Bananes, bombes et pétillant à l’ananas
Les talents cachés du chevalier ne se limitent pas à cet exploit : il peut faire bien pire et beaucoup plus consternant. Vatenguerre peut ainsi se montrer fort digne de son statut de chevalier le plus nul de l’univers, titre aussi ronflant que le bonhomme lui-même quand il s’endort lamentablement dans la salle des chevaliers de la Table ronde et se retrouve seul face au chevalier-fantôme qui s’y promène nuitamment.
Fidèle compagnon du chevalier, l’écuyer Herbert l’accompagne dans son épopée. Il est fort heureusement flanqué de Sidney Smith, le chat, plutôt désagréable mais plein de finesse, de Merlin l’Enchanteur. Comme on peut s’y attendre, cette façon de revisiter un passé médiéval mythique est parsemée d’anachronismes.
S’il est accessoirement question de bananes, de tomates, de bombe explosant dans un gâteau pétillant à l’ananas et de pages jaunes d’annuaire téléphonique pas encore inventé, l’humour, toujours très british n’est pas dans ces anachronismes mais dans la façon dont les icônes habituelles et tout le restant de la quête du Graal sont tournés en dérision, à la manière de ce chevalier noir, scène-culte des Monty-Python.
Comme souvent, dans la littérature jeunesse, l’adulte peut lire entre les lignes pour sourire de clins d’œil et autres petits détails maniéristes de conversation qui rappellent autant l’humour britannique qu’un Woody Allen pris d’une envie d’envahir la Pologne en écoutant Wagner.
Et le Moyen-Age dans tout cela ?
Il y a suffisamment de sottises lucratives écrites avec l’apparence du plus grand sérieux pour qu’on épargne ce chevalier qui, au demeurant, a un bon fond.
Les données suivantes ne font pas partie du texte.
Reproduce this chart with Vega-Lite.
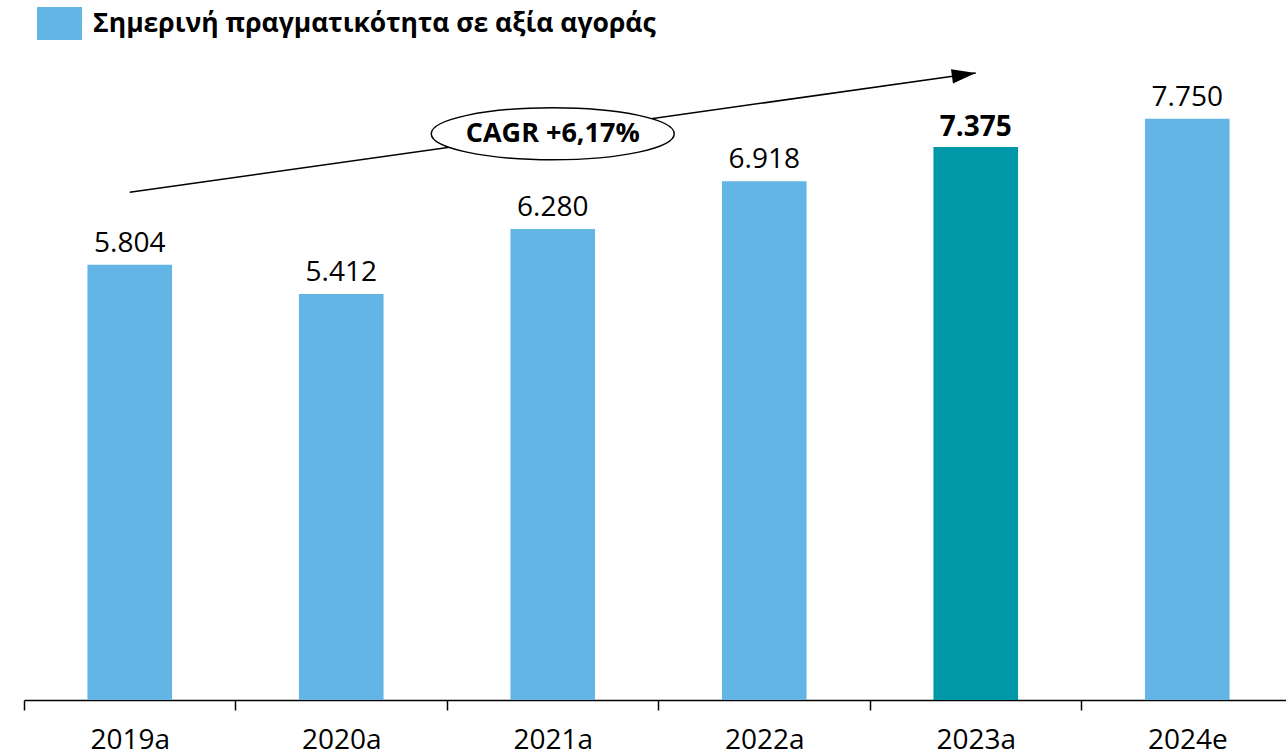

Vatenguerre est-il préjudiciable à la santé mentale de nos chères têtes pas toutes faciles à démêler ? A dire vrai, certains jeux de rôle de chevaliers de la Table ronde peuvent renvoyer à un état plus grave que celui d’un jeune lecteur dont les yeux qui pétillent donnent la mesure de la franche rigolade qu’induit la lecture de Vatenguerre. C’est en tout cas l’impression qu’inspire Selma, jeune lectrice qui donne son avis dans le fichier joint et sans qui cette chronique n’aurait jamais vu le jour.